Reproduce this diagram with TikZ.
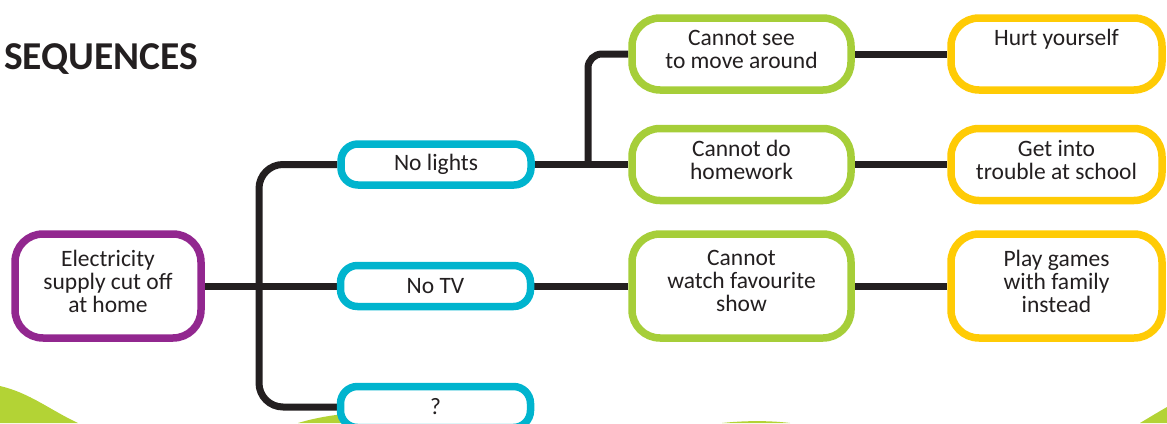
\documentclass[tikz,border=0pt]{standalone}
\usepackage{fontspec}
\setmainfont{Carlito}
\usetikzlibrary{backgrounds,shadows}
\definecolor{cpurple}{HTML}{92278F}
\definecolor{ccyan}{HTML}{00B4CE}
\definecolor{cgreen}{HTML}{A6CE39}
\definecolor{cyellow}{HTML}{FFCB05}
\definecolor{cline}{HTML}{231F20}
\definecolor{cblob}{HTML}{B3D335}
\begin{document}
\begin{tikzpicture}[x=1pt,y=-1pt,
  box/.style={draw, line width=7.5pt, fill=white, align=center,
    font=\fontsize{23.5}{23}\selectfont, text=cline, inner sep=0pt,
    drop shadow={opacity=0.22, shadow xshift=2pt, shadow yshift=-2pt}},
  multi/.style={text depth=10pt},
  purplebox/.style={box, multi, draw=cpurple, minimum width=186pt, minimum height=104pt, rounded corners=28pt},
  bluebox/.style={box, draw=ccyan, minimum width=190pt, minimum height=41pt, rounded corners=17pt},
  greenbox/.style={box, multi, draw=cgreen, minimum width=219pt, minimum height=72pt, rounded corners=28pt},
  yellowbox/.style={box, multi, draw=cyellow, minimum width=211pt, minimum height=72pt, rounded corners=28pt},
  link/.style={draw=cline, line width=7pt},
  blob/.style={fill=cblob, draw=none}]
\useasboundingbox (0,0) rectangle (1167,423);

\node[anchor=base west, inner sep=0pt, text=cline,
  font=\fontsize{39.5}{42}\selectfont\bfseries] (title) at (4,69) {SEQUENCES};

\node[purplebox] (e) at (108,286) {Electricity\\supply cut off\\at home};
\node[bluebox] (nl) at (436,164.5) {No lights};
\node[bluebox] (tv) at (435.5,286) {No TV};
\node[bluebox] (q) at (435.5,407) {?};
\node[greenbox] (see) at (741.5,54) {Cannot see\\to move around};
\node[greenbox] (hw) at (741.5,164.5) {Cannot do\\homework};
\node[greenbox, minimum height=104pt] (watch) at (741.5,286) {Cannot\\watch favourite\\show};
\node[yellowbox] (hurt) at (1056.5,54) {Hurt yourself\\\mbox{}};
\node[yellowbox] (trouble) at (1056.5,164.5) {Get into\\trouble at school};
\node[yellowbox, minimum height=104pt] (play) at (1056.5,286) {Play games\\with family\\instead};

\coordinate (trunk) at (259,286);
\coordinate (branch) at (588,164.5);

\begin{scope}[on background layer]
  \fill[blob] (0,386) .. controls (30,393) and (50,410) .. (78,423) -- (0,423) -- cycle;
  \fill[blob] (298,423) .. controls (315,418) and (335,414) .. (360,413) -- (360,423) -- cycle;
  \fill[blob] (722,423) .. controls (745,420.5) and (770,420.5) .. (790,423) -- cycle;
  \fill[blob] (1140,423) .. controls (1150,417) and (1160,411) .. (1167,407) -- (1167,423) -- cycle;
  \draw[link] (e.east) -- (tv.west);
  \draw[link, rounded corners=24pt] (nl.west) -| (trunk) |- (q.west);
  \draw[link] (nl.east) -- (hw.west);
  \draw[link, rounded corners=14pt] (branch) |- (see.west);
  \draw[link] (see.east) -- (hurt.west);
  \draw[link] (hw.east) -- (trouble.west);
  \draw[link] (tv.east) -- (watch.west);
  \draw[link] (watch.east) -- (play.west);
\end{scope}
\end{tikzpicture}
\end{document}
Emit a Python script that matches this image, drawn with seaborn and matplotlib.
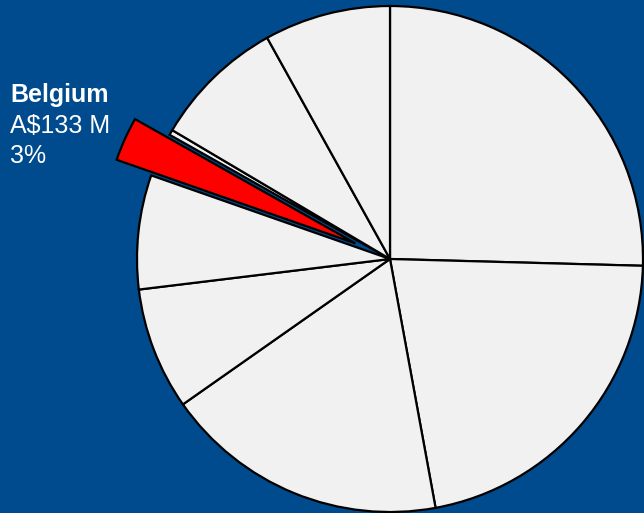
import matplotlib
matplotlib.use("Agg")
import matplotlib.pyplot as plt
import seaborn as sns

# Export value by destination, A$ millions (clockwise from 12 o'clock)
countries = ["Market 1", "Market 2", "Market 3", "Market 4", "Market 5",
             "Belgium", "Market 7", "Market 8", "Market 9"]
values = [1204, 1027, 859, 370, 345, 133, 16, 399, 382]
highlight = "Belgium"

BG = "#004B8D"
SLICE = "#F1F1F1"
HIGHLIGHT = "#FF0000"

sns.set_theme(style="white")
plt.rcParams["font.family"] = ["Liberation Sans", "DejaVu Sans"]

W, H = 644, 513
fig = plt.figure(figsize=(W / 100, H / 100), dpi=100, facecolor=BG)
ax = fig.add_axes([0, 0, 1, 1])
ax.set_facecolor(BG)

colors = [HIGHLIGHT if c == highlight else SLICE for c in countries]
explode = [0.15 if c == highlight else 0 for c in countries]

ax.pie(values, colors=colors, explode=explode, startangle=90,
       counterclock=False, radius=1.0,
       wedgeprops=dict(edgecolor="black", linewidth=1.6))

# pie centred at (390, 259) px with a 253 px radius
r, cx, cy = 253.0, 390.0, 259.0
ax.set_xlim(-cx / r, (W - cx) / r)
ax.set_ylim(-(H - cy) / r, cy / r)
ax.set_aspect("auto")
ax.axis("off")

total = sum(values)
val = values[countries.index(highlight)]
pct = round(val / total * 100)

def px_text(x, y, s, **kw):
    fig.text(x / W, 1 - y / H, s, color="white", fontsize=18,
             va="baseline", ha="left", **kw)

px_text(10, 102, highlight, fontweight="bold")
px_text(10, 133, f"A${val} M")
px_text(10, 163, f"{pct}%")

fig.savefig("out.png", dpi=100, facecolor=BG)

* * *

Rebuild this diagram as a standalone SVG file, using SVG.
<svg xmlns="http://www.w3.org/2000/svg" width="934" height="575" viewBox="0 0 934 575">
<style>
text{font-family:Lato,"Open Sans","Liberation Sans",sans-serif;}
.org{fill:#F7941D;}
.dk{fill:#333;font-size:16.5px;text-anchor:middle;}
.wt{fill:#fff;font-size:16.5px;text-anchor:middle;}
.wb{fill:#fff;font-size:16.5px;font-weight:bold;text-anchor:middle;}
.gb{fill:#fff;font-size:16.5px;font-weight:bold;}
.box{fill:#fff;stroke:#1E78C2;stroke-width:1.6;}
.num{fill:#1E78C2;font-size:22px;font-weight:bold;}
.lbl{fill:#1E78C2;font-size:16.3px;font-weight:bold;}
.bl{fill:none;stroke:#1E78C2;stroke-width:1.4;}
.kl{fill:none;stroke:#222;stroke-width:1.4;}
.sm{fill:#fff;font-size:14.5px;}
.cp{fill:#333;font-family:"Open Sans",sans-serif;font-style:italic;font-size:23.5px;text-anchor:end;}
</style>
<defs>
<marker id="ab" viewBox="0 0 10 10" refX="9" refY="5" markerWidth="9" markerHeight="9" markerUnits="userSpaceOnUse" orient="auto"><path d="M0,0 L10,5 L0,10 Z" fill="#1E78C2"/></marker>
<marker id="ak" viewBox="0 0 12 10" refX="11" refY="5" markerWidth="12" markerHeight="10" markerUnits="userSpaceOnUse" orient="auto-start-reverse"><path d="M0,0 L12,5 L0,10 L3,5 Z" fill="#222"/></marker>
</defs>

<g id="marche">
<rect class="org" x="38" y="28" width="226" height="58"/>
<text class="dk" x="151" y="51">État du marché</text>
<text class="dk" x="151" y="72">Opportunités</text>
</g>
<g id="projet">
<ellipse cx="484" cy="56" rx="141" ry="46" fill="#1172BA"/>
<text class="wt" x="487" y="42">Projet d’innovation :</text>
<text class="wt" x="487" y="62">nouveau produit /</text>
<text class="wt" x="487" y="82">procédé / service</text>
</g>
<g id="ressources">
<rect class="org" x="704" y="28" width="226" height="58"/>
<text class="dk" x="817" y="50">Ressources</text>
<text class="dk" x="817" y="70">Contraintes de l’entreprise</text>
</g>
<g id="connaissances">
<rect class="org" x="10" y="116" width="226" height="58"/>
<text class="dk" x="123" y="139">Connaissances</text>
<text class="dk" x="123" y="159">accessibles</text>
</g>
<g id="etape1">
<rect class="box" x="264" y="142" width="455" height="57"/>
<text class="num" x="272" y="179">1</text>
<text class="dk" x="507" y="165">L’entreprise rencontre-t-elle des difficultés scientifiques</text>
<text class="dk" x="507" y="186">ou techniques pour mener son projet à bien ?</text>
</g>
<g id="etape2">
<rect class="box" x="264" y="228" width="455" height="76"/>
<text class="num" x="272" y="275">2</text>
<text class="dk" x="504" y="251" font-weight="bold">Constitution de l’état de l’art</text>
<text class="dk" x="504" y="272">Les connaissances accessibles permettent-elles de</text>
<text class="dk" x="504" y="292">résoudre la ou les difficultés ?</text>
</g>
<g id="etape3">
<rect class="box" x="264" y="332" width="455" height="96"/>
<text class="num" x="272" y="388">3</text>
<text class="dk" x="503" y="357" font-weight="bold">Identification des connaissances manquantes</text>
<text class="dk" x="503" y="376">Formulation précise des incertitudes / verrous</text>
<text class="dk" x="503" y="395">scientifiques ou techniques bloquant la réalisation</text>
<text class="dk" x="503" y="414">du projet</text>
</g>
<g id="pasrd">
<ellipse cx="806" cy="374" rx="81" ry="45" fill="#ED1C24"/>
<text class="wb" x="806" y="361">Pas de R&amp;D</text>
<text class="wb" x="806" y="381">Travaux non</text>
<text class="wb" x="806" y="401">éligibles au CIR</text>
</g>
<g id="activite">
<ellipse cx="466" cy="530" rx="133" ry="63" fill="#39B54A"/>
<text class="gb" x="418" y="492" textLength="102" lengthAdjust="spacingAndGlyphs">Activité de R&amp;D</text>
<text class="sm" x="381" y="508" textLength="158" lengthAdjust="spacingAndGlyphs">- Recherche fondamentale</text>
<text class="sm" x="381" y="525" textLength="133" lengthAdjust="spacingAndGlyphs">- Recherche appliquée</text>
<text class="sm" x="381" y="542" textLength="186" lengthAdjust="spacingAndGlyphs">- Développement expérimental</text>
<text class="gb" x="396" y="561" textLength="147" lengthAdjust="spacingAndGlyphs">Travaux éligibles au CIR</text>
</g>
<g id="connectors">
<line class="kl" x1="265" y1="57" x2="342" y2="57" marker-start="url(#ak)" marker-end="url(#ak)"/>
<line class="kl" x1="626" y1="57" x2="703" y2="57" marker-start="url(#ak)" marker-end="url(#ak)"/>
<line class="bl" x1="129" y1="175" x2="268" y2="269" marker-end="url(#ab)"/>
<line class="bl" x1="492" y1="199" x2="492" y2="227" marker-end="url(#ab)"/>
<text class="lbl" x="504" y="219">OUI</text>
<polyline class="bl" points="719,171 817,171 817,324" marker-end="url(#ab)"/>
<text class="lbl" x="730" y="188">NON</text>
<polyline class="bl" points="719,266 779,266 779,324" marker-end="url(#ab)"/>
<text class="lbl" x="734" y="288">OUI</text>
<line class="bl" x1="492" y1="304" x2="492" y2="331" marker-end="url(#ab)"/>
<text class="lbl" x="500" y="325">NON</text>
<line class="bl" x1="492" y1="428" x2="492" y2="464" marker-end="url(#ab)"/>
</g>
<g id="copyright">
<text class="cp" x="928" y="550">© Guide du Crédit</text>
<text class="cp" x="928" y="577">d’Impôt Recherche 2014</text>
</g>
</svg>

--

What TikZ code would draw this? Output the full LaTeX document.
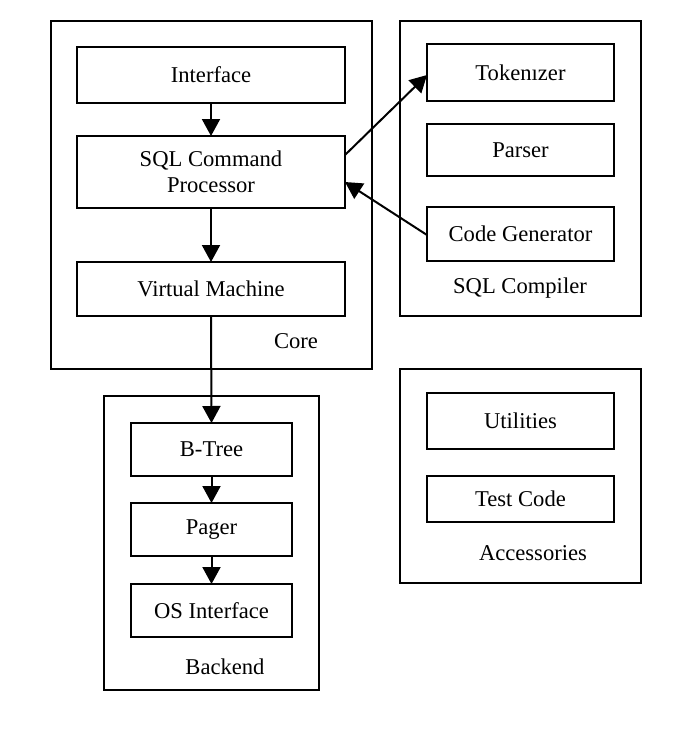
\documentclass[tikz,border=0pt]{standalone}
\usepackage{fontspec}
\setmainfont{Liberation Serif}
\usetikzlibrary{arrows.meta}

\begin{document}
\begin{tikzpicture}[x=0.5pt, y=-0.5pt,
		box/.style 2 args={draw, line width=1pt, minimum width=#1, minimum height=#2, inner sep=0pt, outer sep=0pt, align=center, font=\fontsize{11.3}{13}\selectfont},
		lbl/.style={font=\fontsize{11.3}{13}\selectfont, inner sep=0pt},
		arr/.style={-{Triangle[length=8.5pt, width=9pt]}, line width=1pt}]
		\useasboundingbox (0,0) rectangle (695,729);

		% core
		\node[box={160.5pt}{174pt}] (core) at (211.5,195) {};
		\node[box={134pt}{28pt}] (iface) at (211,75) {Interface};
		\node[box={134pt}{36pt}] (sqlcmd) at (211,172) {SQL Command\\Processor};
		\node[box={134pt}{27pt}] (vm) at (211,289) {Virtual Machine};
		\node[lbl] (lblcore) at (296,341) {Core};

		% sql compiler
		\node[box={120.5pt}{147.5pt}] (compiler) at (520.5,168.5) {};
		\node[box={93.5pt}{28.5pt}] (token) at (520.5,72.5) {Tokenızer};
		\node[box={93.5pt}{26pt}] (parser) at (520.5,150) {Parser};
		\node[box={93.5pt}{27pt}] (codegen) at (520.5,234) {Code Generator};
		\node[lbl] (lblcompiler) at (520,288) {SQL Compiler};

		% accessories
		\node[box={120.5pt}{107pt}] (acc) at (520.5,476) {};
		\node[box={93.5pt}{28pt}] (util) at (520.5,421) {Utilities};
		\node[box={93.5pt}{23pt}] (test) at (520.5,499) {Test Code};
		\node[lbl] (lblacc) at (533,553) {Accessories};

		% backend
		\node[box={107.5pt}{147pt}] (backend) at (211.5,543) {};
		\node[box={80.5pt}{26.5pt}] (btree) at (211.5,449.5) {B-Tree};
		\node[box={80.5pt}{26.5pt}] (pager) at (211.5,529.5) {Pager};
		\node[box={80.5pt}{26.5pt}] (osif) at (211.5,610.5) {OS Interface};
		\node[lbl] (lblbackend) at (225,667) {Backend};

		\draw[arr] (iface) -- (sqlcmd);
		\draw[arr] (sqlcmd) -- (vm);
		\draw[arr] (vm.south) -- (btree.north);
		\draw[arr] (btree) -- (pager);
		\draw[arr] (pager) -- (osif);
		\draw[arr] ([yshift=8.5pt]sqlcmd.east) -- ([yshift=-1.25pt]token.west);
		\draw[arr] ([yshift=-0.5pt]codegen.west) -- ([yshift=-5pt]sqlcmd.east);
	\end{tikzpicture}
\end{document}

*WHAT IS ASKED*. Give back exactly the lines from the one containing "Reproduce this diagram with TikZ." to the one containing "(title) at (4,69)", both included, and no pictures.

*EXERCISE SOLUTION*.
Reproduce this diagram with TikZ.
\documentclass[tikz,border=0pt]{standalone}
\usepackage{fontspec}
\setmainfont{Carlito}
\usetikzlibrary{backgrounds,shadows}
\definecolor{cpurple}{HTML}{92278F}
\definecolor{ccyan}{HTML}{00B4CE}
\definecolor{cgreen}{HTML}{A6CE39}
\definecolor{cyellow}{HTML}{FFCB05}
\definecolor{cline}{HTML}{231F20}
\definecolor{cblob}{HTML}{B3D335}
\begin{document}
\begin{tikzpicture}[x=1pt,y=-1pt,
  box/.style={draw, line width=7.5pt, fill=white, align=center,
    font=\fontsize{23.5}{23}\selectfont, text=cline, inner sep=0pt,
    drop shadow={opacity=0.22, shadow xshift=2pt, shadow yshift=-2pt}},
  multi/.style={text depth=10pt},
  purplebox/.style={box, multi, draw=cpurple, minimum width=186pt, minimum height=104pt, rounded corners=28pt},
  bluebox/.style={box, draw=ccyan, minimum width=190pt, minimum height=41pt, rounded corners=17pt},
  greenbox/.style={box, multi, draw=cgreen, minimum width=219pt, minimum height=72pt, rounded corners=28pt},
  yellowbox/.style={box, multi, draw=cyellow, minimum width=211pt, minimum height=72pt, rounded corners=28pt},
  link/.style={draw=cline, line width=7pt},
  blob/.style={fill=cblob, draw=none}]
\useasboundingbox (0,0) rectangle (1167,423);

\node[anchor=base west, inner sep=0pt, text=cline,
  font=\fontsize{39.5}{42}\selectfont\bfseries] (title) at (4,69) {SEQUENCES};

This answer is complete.